# Work to do
Exactly as written, write out the lines below from the first to the one containing "r = Math.round(v", inclusive. Pictures do not belong in the copy.

# Data excerpt

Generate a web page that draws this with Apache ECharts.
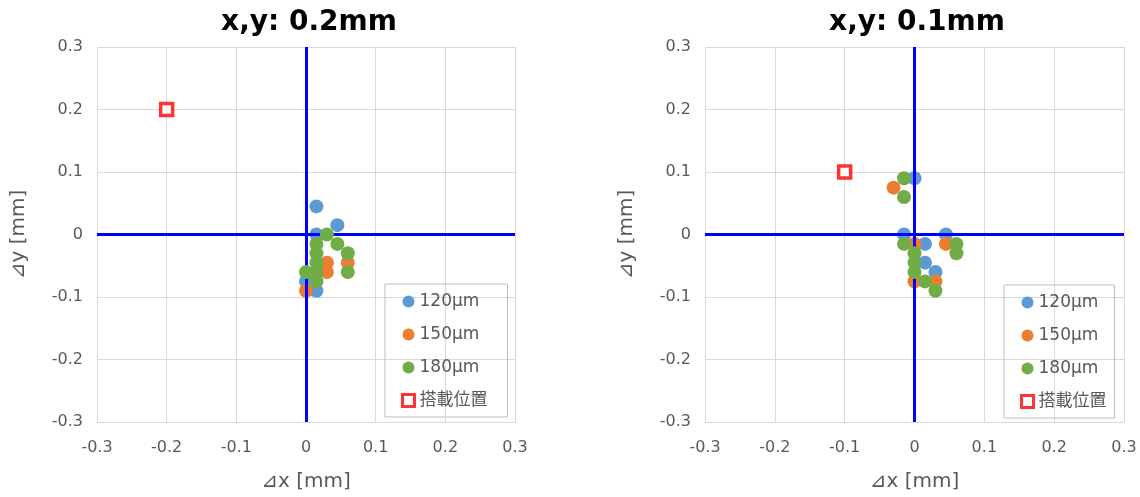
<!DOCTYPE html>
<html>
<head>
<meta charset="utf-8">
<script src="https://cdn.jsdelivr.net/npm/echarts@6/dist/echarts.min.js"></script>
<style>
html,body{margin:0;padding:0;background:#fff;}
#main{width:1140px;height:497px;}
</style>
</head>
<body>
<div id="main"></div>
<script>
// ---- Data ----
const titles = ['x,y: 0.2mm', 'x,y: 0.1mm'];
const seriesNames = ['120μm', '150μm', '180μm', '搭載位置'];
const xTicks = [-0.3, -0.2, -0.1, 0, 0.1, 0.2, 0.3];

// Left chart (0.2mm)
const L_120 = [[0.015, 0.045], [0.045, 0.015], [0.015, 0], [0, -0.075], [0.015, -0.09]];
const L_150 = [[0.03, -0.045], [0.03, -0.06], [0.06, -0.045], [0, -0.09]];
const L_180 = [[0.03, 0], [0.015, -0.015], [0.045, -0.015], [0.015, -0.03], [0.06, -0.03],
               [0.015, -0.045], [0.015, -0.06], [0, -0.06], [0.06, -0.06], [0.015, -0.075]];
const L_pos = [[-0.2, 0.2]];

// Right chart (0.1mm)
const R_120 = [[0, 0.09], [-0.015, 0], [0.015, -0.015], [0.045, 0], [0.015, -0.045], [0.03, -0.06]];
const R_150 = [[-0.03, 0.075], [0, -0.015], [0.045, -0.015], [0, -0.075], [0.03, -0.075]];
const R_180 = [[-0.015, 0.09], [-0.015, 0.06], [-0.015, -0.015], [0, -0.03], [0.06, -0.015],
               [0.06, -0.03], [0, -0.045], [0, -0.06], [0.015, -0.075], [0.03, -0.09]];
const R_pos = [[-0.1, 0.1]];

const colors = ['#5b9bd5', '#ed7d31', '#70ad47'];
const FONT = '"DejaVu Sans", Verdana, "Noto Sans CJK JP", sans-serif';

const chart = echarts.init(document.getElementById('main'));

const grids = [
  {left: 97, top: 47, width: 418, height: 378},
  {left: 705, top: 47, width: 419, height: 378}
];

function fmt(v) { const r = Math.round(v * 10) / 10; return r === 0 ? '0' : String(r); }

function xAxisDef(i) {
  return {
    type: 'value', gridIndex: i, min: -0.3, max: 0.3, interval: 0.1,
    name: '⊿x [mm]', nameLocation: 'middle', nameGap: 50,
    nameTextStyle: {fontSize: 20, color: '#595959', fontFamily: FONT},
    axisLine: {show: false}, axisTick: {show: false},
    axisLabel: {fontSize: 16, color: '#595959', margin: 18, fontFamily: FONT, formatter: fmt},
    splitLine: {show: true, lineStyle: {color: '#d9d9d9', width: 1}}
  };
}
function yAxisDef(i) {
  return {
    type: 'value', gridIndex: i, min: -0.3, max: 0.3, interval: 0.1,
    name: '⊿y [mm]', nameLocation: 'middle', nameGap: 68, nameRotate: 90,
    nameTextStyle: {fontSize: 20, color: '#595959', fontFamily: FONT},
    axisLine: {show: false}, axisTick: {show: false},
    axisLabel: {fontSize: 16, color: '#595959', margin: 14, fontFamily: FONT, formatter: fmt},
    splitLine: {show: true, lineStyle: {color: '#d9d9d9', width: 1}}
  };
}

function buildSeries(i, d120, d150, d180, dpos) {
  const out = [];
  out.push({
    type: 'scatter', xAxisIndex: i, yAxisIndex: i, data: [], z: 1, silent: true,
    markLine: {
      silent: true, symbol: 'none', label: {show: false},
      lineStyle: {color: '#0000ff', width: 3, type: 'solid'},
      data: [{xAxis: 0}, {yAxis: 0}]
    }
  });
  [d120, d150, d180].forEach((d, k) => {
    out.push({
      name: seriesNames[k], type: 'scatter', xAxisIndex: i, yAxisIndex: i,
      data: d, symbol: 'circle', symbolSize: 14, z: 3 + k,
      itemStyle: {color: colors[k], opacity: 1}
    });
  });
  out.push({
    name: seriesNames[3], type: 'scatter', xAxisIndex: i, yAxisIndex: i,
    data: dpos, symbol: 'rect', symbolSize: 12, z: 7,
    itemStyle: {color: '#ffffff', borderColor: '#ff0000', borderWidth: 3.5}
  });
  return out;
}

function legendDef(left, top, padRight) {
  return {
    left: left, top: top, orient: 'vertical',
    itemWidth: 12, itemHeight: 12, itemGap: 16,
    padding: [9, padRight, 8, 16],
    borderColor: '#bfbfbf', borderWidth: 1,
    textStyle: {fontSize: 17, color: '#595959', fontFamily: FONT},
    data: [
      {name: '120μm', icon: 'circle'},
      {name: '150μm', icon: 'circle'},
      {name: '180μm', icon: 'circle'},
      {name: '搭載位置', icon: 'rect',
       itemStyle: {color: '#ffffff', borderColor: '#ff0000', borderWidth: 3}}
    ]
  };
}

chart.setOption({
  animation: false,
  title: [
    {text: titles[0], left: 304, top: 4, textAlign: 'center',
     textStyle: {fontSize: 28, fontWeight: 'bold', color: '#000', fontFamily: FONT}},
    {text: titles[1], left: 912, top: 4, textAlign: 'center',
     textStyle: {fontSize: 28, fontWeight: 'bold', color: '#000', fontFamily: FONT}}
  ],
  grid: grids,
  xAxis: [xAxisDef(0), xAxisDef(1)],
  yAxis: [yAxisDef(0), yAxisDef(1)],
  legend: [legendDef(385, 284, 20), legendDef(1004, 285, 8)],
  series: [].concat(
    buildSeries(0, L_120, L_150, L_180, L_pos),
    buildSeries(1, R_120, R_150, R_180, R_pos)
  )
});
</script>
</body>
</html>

# Response to the task
Generate a web page that draws this with Apache ECharts.
<!DOCTYPE html>
<html>
<head>
<meta charset="utf-8">
<script src="https://cdn.jsdelivr.net/npm/echarts@6/dist/echarts.min.js"></script>
<style>
html,body{margin:0;padding:0;background:#fff;}
#main{width:1140px;height:497px;}
</style>
</head>
<body>
<div id="main"></div>
<script>
// ---- Data ----
const titles = ['x,y: 0.2mm', 'x,y: 0.1mm'];
const seriesNames = ['120μm', '150μm', '180μm', '搭載位置'];
const xTicks = [-0.3, -0.2, -0.1, 0, 0.1, 0.2, 0.3];

// Left chart (0.2mm)
const L_120 = [[0.015, 0.045], [0.045, 0.015], [0.015, 0], [0, -0.075], [0.015, -0.09]];
const L_150 = [[0.03, -0.045], [0.03, -0.06], [0.06, -0.045], [0, -0.09]];
const L_180 = [[0.03, 0], [0.015, -0.015], [0.045, -0.015], [0.015, -0.03], [0.06, -0.03],
               [0.015, -0.045], [0.015, -0.06], [0, -0.06], [0.06, -0.06], [0.015, -0.075]];
const L_pos = [[-0.2, 0.2]];

// Right chart (0.1mm)
const R_120 = [[0, 0.09], [-0.015, 0], [0.015, -0.015], [0.045, 0], [0.015, -0.045], [0.03, -0.06]];
const R_150 = [[-0.03, 0.075], [0, -0.015], [0.045, -0.015], [0, -0.075], [0.03, -0.075]];
const R_180 = [[-0.015, 0.09], [-0.015, 0.06], [-0.015, -0.015], [0, -0.03], [0.06, -0.015],
               [0.06, -0.03], [0, -0.045], [0, -0.06], [0.015, -0.075], [0.03, -0.09]];
const R_pos = [[-0.1, 0.1]];

const colors = ['#5b9bd5', '#ed7d31', '#70ad47'];
const FONT = '"DejaVu Sans", Verdana, "Noto Sans CJK JP", sans-serif';

const chart = echarts.init(document.getElementById('main'));

const grids = [
  {left: 97, top: 47, width: 418, height: 378},
  {left: 705, top: 47, width: 419, height: 378}
];

function fmt(v) { const r = Math.round(v * 10) / 10; return r === 0 ? '0' : String(r); }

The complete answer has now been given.